The deadliest bombing killed at least 10 people and wounded 69 in the al-Shorja market in central Baghdad.

Earlier, two blasts targeting police and another aimed at one of Baghdad’s busiest bus stations killed a total of nine people, said the police sources. Eight people were wounded in those attacks.

The United States has boosted its troop levels in the Iraqi capital to try to stop insurgent and sectarian violence, which has raised fears of full-blown civil war, from escalating.

But the campaign is likely to hit political minefields.

Prime Minister Nuri al-Maliki’s government has vowed to confront militias blamed for fanning tensions, but must tread carefully as some of the armed groups have close ties to political parties, including ones in his own ruling Alliance.

The Shi’ite Islamist spoke up against his American allies after U.S. and Iraqi forces fought Shi’ite militiamen in Baghdad during a raid on a suspected death squad on Monday.

“This operation is rejected and it was conducted without the agreement of the government, and it does not match the current national reconciliation environment in the country,” Maliki told al-Iraqiya state television on Monday night.

Police sources said two people were killed and 18 wounded in the operation in Sadr City, a stronghold of radical Shi’ite cleric Moqtada al-Sadr, whose supporters are part of Maliki’s ruling coalition.

The U.S. military said it backed up Iraqi forces in a raid to detain “individuals involved in punishment and torture cell activities.” One U.S. soldier was hurt.
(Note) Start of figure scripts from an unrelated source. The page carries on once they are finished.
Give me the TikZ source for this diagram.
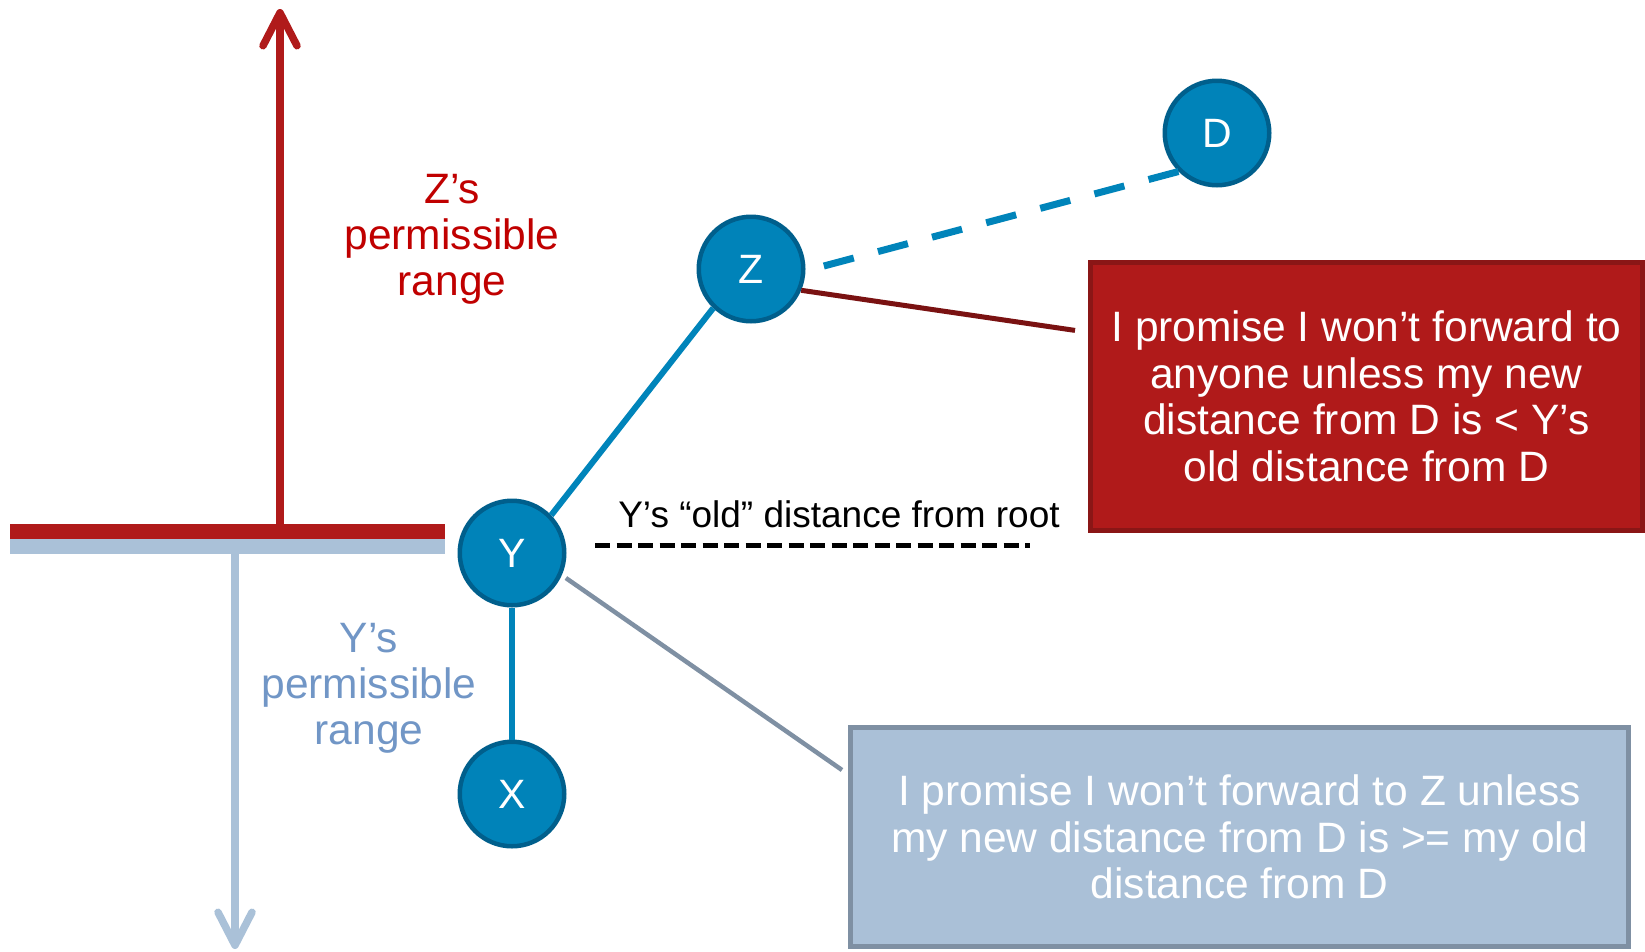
\documentclass[tikz,border=0pt]{standalone}
\usepackage{fontspec}
\setmainfont{Liberation Sans}
\usetikzlibrary{arrows.meta}

\definecolor{nodeblue}{RGB}{0,131,185}
\definecolor{nodeedge}{RGB}{0,95,140}
\definecolor{linkblue}{RGB}{0,132,186}
\definecolor{boxred}{RGB}{176,26,26}
\definecolor{boxrededge}{RGB}{138,22,22}
\definecolor{leadred}{RGB}{122,18,18}
\definecolor{rangeblue}{RGB}{170,193,216}
\definecolor{slate}{RGB}{127,144,163}
\definecolor{boxblue}{RGB}{170,192,215}
\definecolor{textred}{RGB}{192,0,0}
\definecolor{textblue}{RGB}{113,150,198}

\tikzset{
  router/.style={circle, fill=nodeblue, draw=nodeedge, line width=4.5pt,
    minimum size=104.5pt, inner sep=0pt, text=white,
    font=\fontsize{41}{41}\selectfont},
  link/.style={draw=linkblue, line width=6pt},
  pending/.style={draw=linkblue, line width=7pt, dash pattern=on 31pt off 25pt},
  promisebox/.style={rectangle, line width=5pt, inner sep=0pt, text=white,
    align=center, font=\fontsize{42.5}{46.5}\selectfont},
  rangelabel/.style={align=center, font=\fontsize{42.5}{46}\selectfont},
  barb/.style={-{Straight Barb[length=33pt,width=34pt,round]}}
}

\begin{document}
\begin{tikzpicture}[x=1pt,y=-1pt]
\useasboundingbox (0,0) rectangle (1645,951);

% range bars
\fill[boxred] (10,524) rectangle (445,539);
\fill[rangeblue] (10,539) rectangle (445,554);

% permissible-range arrows
\coordinate (zbase) at (280,524);
\coordinate (ztop) at (280,9);
\coordinate (ybase) at (235,554);
\coordinate (ybot) at (235,949);
\draw[barb, boxred, line width=7.5pt] (zbase) -- (ztop);
\draw[barb, rangeblue, line width=7.5pt] (ybase) -- (ybot);

\node[rangelabel, text=textred] (zlabel) at (452,239)
  {Z’s\\permissible\\range};
\node[rangelabel, text=textblue] (ylabel) at (369,688)
  {Y’s\\permissible\\range};

% routers
\node[router] (Y) at (512,553) {Y};
\node[router] (X) at (512,794) {X};
\node[router] (Z) at (751,269) {Z};
\node[router] (D) at (1217,133) {D};

% promise boxes
\node[promisebox, fill=boxred, draw=boxrededge,
      minimum width=552pt, minimum height=268pt] (rbox) at (1366.5,396.5)
  {I promise I won’t forward to\\anyone unless my new\\distance from D is < Y’s\\old distance from D};
\node[promisebox, fill=boxblue, draw=slate,
      minimum width=778pt, minimum height=219pt] (bbox) at (1239.5,837)
  {I promise I won’t forward to Z unless\\my new distance from D is >= my old\\distance from D};

% old distance marker
\node[font=\fontsize{37}{37}\selectfont] (oldlabel) at (839,514)
  {Y’s “old” distance from root};
\coordinate (oldL) at (595,545.5);
\coordinate (oldR) at (1030,545.5);
\draw[line width=4.5pt, dash pattern=on 15pt off 6.5pt] (oldL) -- (oldR);

% tree links
\draw[link] (Y.44) -- (Z.226);
\draw[link] (Y.south) -- (X.north);
\draw[pending, shorten <=19pt] (Z.-2) -- (D.225);

% callout leaders
\coordinate (zlead) at (1075,330.4);
\coordinate (ylead) at (842,770);
\draw[leadred, line width=5pt] (Z.-23) -- (zlead);
\draw[slate, line width=4.5pt, shorten <=5pt] (Y.-24) -- (ylead);
\end{tikzpicture}
\end{document}
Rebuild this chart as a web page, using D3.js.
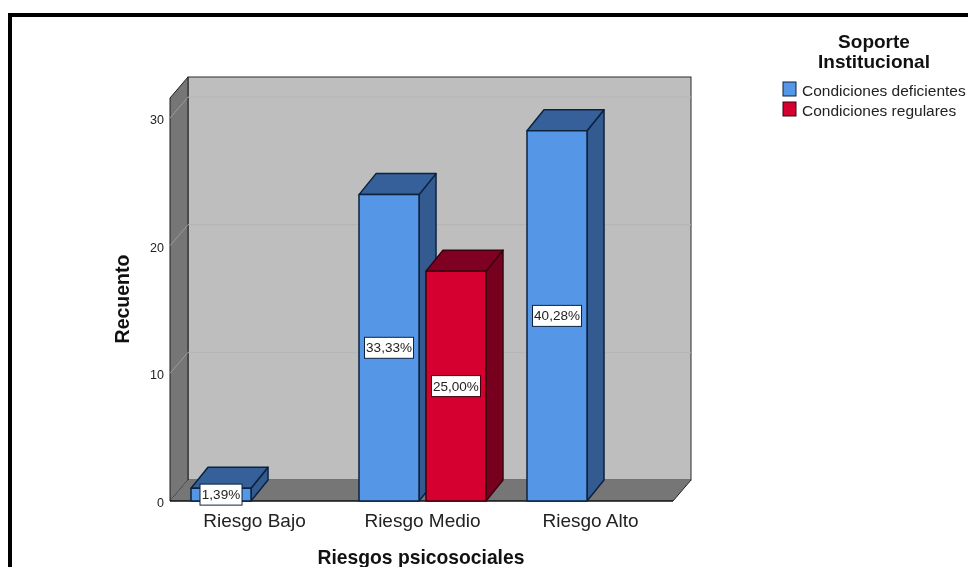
<!DOCTYPE html>
<html><head><meta charset="utf-8">
<script src="https://cdn.jsdelivr.net/npm/d3@7"></script>
<style>html,body{margin:0;padding:0;background:#fff}svg{display:block;filter:blur(0.35px)}text{font-family:"Liberation Sans",Arial,sans-serif}</style>
</head><body><svg id="c" width="968" height="567"></svg>
<script>
const categories = ["Riesgo Bajo","Riesgo Medio","Riesgo Alto"];
const seriesNames = ["Condiciones deficientes","Condiciones regulares"];
const deficientes = [1,24,29];
const regulares = [0,18,0];
const pctDeficientes = ["1,39%","33,33%","40,28%"];
const pctRegulares = ["","25,00%",""];
const yTicks = [0,10,20,30];
const fills = ["#5596e6","#d5002f"];
const tops = ["#36609a","#7f0020"];
const sides = ["#345b90","#77001f"];
const strokes = ["#0c2340","#3c0010"];

const svg = d3.select("#c");
const dx = 18, dy = -21, barDx = 17;
const x = d3.scaleBand().domain(categories).range([170.5,674.5]);
const groupW = 127;
const xs = d3.scaleBand().domain(seriesNames).range([0,groupW]).paddingInner(0.104);
const y = d3.scaleLinear().domain([0,30]).range([501,118]);
const y0 = y(0), yTop = 98, xL = 170, xR = 673;
const path = p => "M"+p.map(d=>d.join(",")).join("L")+"Z";

// frame
svg.append("rect").attr("x",10).attr("y",15).attr("width",960).attr("height",560)
  .attr("fill","#fff").attr("stroke","#000").attr("stroke-width",4);

// 3D chart box
svg.append("rect").attr("x",xL+dx).attr("y",yTop+dy).attr("width",xR-xL).attr("height",y0-yTop)
  .attr("fill","#bebebe").attr("stroke","#2b2b2b").attr("stroke-width",1);
svg.append("path").attr("d",path([[xL,yTop],[xL+dx,yTop+dy],[xL+dx,y0+dy],[xL,y0]]))
  .attr("fill","#767676").attr("stroke","#1c1c1c").attr("stroke-width",1);
svg.append("path").attr("d",path([[xL,y0],[xL+dx,y0+dy],[xR+dx,y0+dy],[xR,y0]]))
  .attr("fill","#767676").attr("stroke","none");
svg.append("line").attr("x1",xR).attr("y1",y0).attr("x2",xR+dx).attr("y2",y0+dy).attr("stroke","#222");
svg.append("line").attr("x1",xL).attr("y1",y0).attr("x2",xR).attr("y2",y0).attr("stroke","#111").attr("stroke-width",1.5);

// gridlines
yTicks.filter(t=>t>0).forEach(t=>{
  svg.append("line").attr("x1",xL+dx).attr("x2",xR+dx).attr("y1",y(t)+dy).attr("y2",y(t)+dy).attr("stroke","#b5b5b5");
  svg.append("line").attr("x1",xL).attr("x2",xL+dx).attr("y1",y(t)).attr("y2",y(t)+dy).attr("stroke","#9a9a9a");
});

// y tick labels
svg.selectAll(".yt").data(yTicks).join("text").attr("class","yt")
  .attr("x",164).attr("y",t=>y(t)+6).attr("text-anchor","end").attr("font-size",12.5).attr("fill","#222").text(d=>d);

// bars
function bar(s,v,c){
  if(!v) return;
  const cx = x(c)+x.bandwidth()/2-groupW/2+xs(seriesNames[s]);
  const w = xs.bandwidth(), t = y(v), i = s;
  const g = svg.append("g").attr("stroke",strokes[i]).attr("stroke-width",1.5).attr("stroke-linejoin","round");
  g.append("path").attr("d",path([[cx+w,t],[cx+w+barDx,t+dy],[cx+w+barDx,y0+dy],[cx+w,y0]])).attr("fill",sides[i]);
  g.append("path").attr("d",path([[cx,t],[cx+barDx,t+dy],[cx+w+barDx,t+dy],[cx+w,t]])).attr("fill",tops[i]);
  g.append("rect").attr("x",cx).attr("y",t).attr("width",w).attr("height",y0-t).attr("fill",fills[i]);
}
function label(s,v,c,pct){
  if(!v) return;
  const cx = x(c)+x.bandwidth()/2-groupW/2+xs(seriesNames[s])+xs.bandwidth()/2;
  const cy = (y(v)+y0)/2;
  const bw = pct.length>5?49:42, bh = 21;
  svg.append("rect").attr("x",cx-bw/2).attr("y",cy-bh/2).attr("width",bw).attr("height",bh)
    .attr("fill","#fff").attr("stroke",strokes[s]).attr("stroke-width",1);
  svg.append("text").attr("x",cx).attr("y",cy+4.5).attr("text-anchor","middle").attr("font-size",13.5).attr("fill","#222").text(pct);
}
[deficientes,regulares].forEach((vals,s)=>vals.forEach((v,i)=>bar(s,v,categories[i])));
[[deficientes,pctDeficientes],[regulares,pctRegulares]].forEach(([vals,p],s)=>vals.forEach((v,i)=>label(s,v,categories[i],p[i])));

// category labels
svg.selectAll(".cat").data(categories).join("text").attr("class","cat")
  .attr("x",c=>x(c)+x.bandwidth()/2).attr("y",526.5).attr("text-anchor","middle")
  .attr("font-size",19).attr("fill","#222").text(d=>d);

// axis titles
svg.append("text").attr("x",421).attr("y",563.5).attr("text-anchor","middle").attr("font-size",19.3).attr("font-weight","bold").attr("fill","#111").text("Riesgos psicosociales");
svg.append("text").attr("transform","translate(129,299) rotate(-90)").attr("text-anchor","middle").attr("font-size",19.5).attr("font-weight","bold").attr("fill","#111").text("Recuento");

// legend
const legendTitle = ["Soporte","Institucional"];
legendTitle.forEach((t,i)=>svg.append("text").attr("x",874).attr("y",48+i*20).attr("text-anchor","middle")
  .attr("font-size",19).attr("font-weight","bold").attr("fill","#111").text(t));
seriesNames.forEach((n,i)=>{
  svg.append("rect").attr("x",783).attr("y",82+i*20).attr("width",13).attr("height",14)
    .attr("fill",fills[i]).attr("stroke",strokes[i]);
  svg.append("text").attr("x",802).attr("y",96+i*20).attr("font-size",15.5).attr("fill","#222").text(n);
});
</script></body></html>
The new campaign is an admission that a security crackdown in the capital ordered by the government and involving thousands of U.S.-trained Iraqi security forces has failed.

The violence is claiming around 100 lives every day and sapping confidence in Iraq’s new Shi’ite-led government.

In further lawlessness, gunmen stormed a bank in Baghdad’s northern Adhamiya district and killed at least five people before walking away with only the equivalent of $4,000.

Maliki has presented Iraqis with a 24-point reconciliation plan that is long on promises and short on details on how he intends to ease attacks like Tuesday’s roadside bombings.

In an all too familiar scene, police picked up the dead and after the blasts and loaded them into vehicles that headed to Baghdad’s overflowing morgue.

U.S. Secretary of State Condoleezza Rice said on Sunday Baghdad was key to restoring security in Iraq.

Defense Secretary Donald Rumsfeld has extended the tour of duty for about 3,700 U.S. troops from the 172nd Stryker Brigade, based in Mosul, so they could be sent to Baghdad. The troops began arriving in the capital on Sunday.

The top U.S. officer in Iraq, General George Casey, told a news conference on Monday U.S. and Iraqi troops would drive guerrillas and militia “death squads” from Baghdad and improve security by the Muslim holy month of Ramadan, which falls in late September this year.

As U.S. and Iraqi forces focused on Baghdad, violence continued elsewhere.

Gunmen killed two employees of a private company in a small town near the northern city of Kirkuk, police said.

In Falluja, west of Baghdad, gunmen killed a police lieutenant colonel and wounded his brother, police said.